The bankrupt companies were forced to establish trusts because they could not afford to pay their asbestos liabilities. Asbestos victims submit claims to trusts in a process separate from the victims’ civil lawsuits against companies that are not bankrupt.
Garlock had submitted evidence in 15 cases during a trial to determine how much it would need to place in its trust.
“These fifteen cases are just a minute portion of the thousands that were resolved by Garlock in the tort system,” Hodges wrote.
“And they are not purported to be a random or representative sample. But the fact that each and every one of them contains such demonstrable misrepresentation is surprising and persuasive.
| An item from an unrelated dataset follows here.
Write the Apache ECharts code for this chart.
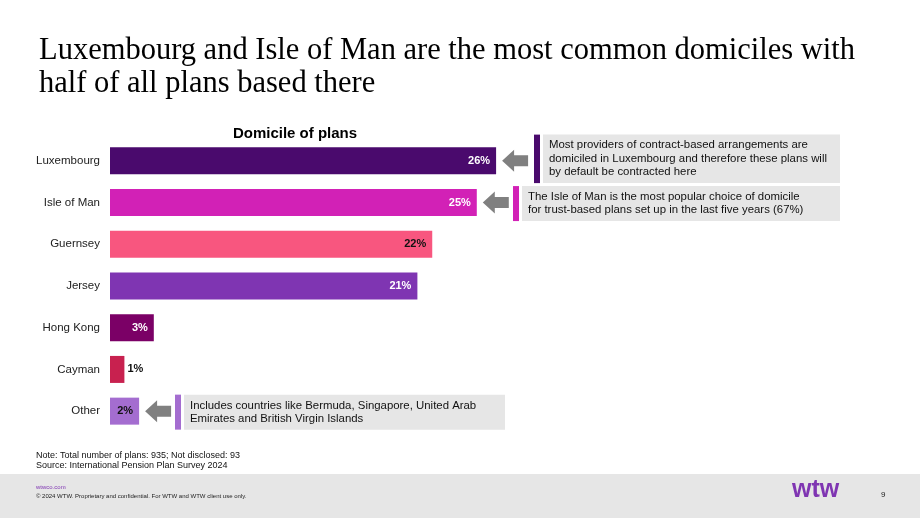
<!DOCTYPE html>
<html lang="en">
<head>
  <meta charset="UTF-8" />
  <title>Domicile of plans</title>
  <script src="https://cdn.jsdelivr.net/npm/echarts@6/dist/echarts.min.js"></script>
  <style>
    html, body { margin: 0; padding: 0; background: #fff; }
    #chart { width: 920px; height: 518px; }
  </style>
</head>
<body>
  <div id="chart"></div>
  <script>
    // domiciles, top to bottom
    const categories = ['Luxembourg', 'Isle of Man', 'Guernsey', 'Jersey', 'Hong Kong', 'Cayman', 'Other'];
    const shares = [26, 24.7, 21.7, 20.7, 2.95, 0.97, 1.96];
    const barColors = ['#4a0a6d', '#d221b6', '#f8567f', '#7f35b2', '#7b0066', '#c8214f', '#a46dd0'];
    const labelColors = ['#fff', '#fff', '#111', '#fff', '#fff', '#111', '#111'];

    // call-out boxes: which bar, text lines, accent colour
    const notes = [
      { cat: 'Luxembourg', lines: ['Most providers of contract-based arrangements are', 'domiciled in Luxembourg and therefore these plans will', 'by default be contracted here'], accent: '#4a0a6d', x: 534, w: 306 },
      { cat: 'Isle of Man', lines: ['The Isle of Man is the most popular choice of domicile', 'for trust-based plans set up in the last five years (67%)'], accent: '#d221b6', x: 513, w: 327 },
      { cat: 'Other', lines: ['Includes countries like Bermuda, Singapore, United Arab', 'Emirates and British Virgin Islands'], accent: '#a46dd0', x: 175, w: 330 }
    ];

    const chart = echarts.init(document.getElementById('chart'));

    const seriesData = shares.map((v, i) => ({
      value: v,
      itemStyle: { color: barColors[i] },
      label: {
        color: labelColors[i],
        position: categories[i] === 'Cayman' ? 'right' : 'insideRight',
        distance: categories[i] === 'Cayman' ? 3 : 6
      }
    }));

    chart.setOption({
      animation: false,
      textStyle: { fontFamily: 'Liberation Sans, Arial, sans-serif' },
      title: [
        {
          text: 'Luxembourg and Isle of Man are the most common domiciles with\nhalf of all plans based there',
          left: 34, top: 30,
          textStyle: { fontFamily: 'Liberation Serif, Times New Roman, serif', fontWeight: 'normal', fontSize: 30.5, lineHeight: 32.5, color: '#000' }
        },
        {
          text: 'Domicile of plans',
          left: 290, top: 121, textAlign: 'center',
          textStyle: { fontSize: 15, fontWeight: 'bold', color: '#000' }
        }
      ],
      grid: { left: 110, top: 140, height: 292, width: 445.5 },
      xAxis: { type: 'value', min: 0, max: 30, show: false },
      yAxis: {
        type: 'category', data: categories, inverse: true,
        axisLine: { show: false }, axisTick: { show: false },
        axisLabel: { margin: 10, fontSize: 11.5, color: '#222' }
      },
      series: [{
        type: 'bar', data: seriesData, barWidth: 27,
        label: {
          show: true, fontSize: 11, fontWeight: 'bold',
          formatter: p => Math.round(p.value) + '%'
        }
      }]
    });

    // annotations placed from the axis scales
    const graphics = [];
    notes.forEach(n => {
      const yc = chart.convertToPixel({ yAxisIndex: 0 }, n.cat);
      const idx = categories.indexOf(n.cat);
      const x0 = chart.convertToPixel({ xAxisIndex: 0 }, shares[idx]) + 6;
      graphics.push({
        type: 'polygon',
        shape: { points: [[x0, yc], [x0 + 12, yc - 11], [x0 + 12, yc - 5.5], [x0 + 26, yc - 5.5], [x0 + 26, yc + 5.5], [x0 + 12, yc + 5.5], [x0 + 12, yc + 11]] },
        style: { fill: '#808080' }
      });
      const h = n.lines.length * 13.5 + 8;
      const top = yc - h / 2 + (n.lines.length === 3 ? -2 : 1);
      graphics.push({ type: 'rect', shape: { x: n.x, y: top, width: 6, height: h }, style: { fill: n.accent } });
      graphics.push({ type: 'rect', shape: { x: n.x + 9, y: top, width: n.w - 9, height: h }, style: { fill: '#e6e6e6' } });
      graphics.push({
        type: 'text', x: n.x + 15, y: top + 4,
        style: { text: n.lines.join('\n'), fontSize: 11.4, lineHeight: 13.5, fill: '#111', fontFamily: 'Liberation Sans, Arial, sans-serif' }
      });
    });

    // footnotes and footer band
    graphics.push(
      { type: 'text', x: 36, y: 451, style: { text: 'Note: Total number of plans: 935; Not disclosed: 93\nSource: International Pension Plan Survey 2024', fontSize: 9, lineHeight: 10, fill: '#111', fontFamily: 'Liberation Sans, sans-serif' } },
      { type: 'rect', shape: { x: 0, y: 474, width: 920, height: 44 }, style: { fill: '#e6e6e6' } },
      { type: 'text', x: 36, y: 484, style: { text: 'wtwco.com', fontSize: 6, fill: '#7f35b2', fontFamily: 'Liberation Sans, sans-serif' } },
      { type: 'text', x: 36, y: 493, style: { text: '© 2024 WTW. Proprietary and confidential. For WTW and WTW client use only.', fontSize: 6, fill: '#222', fontFamily: 'Liberation Sans, sans-serif' } },
      { type: 'text', x: 792, y: 478, style: { text: 'wtw', fontSize: 25, fontWeight: 'bold', fill: '#7f35b2', fontFamily: 'Liberation Sans, sans-serif' } },
      { type: 'text', x: 881, y: 491, style: { text: '9', fontSize: 8, fill: '#222', fontFamily: 'Liberation Sans, sans-serif' } }
    );

    chart.setOption({ graphic: graphics });
  </script>
</body>
</html>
“More important is the fact that the pattern exposed in those cases appears to have been sufficiently widespread to have a significant impact on Garlock’s settlement practices and results… It appears certain that more extensive discovery would show more extensive abuse.”
Garlock’s evidence, which was originally sealed but eventually uncovered by a successful legal challenge from Legal Newsline, showed that after several dozen asbestos defendants established bankruptcy trusts, its own liabilities increased. The company’s average mesothelioma settlement rose from almost $10,000 in 1999 to nearly $80,000 by 2010.
Garlock’s allegations were part of a strategy to limit the amount it would need to put in the trust it is establishing to resolve its asbestos liabilities. Hodges ruled Garlock needed to only put $125 million in its trust, more than $1 billion less than plaintiffs attorneys had requested.
A recent proposed settlement put a stay on Garlock’s RICO lawsuits. They apparently will be dismissed when the settlement, which requires the establishment of a $480 million trust, is finalized.
Before the stay, JCI sought to intervene. Now it has filed its own complaints instead.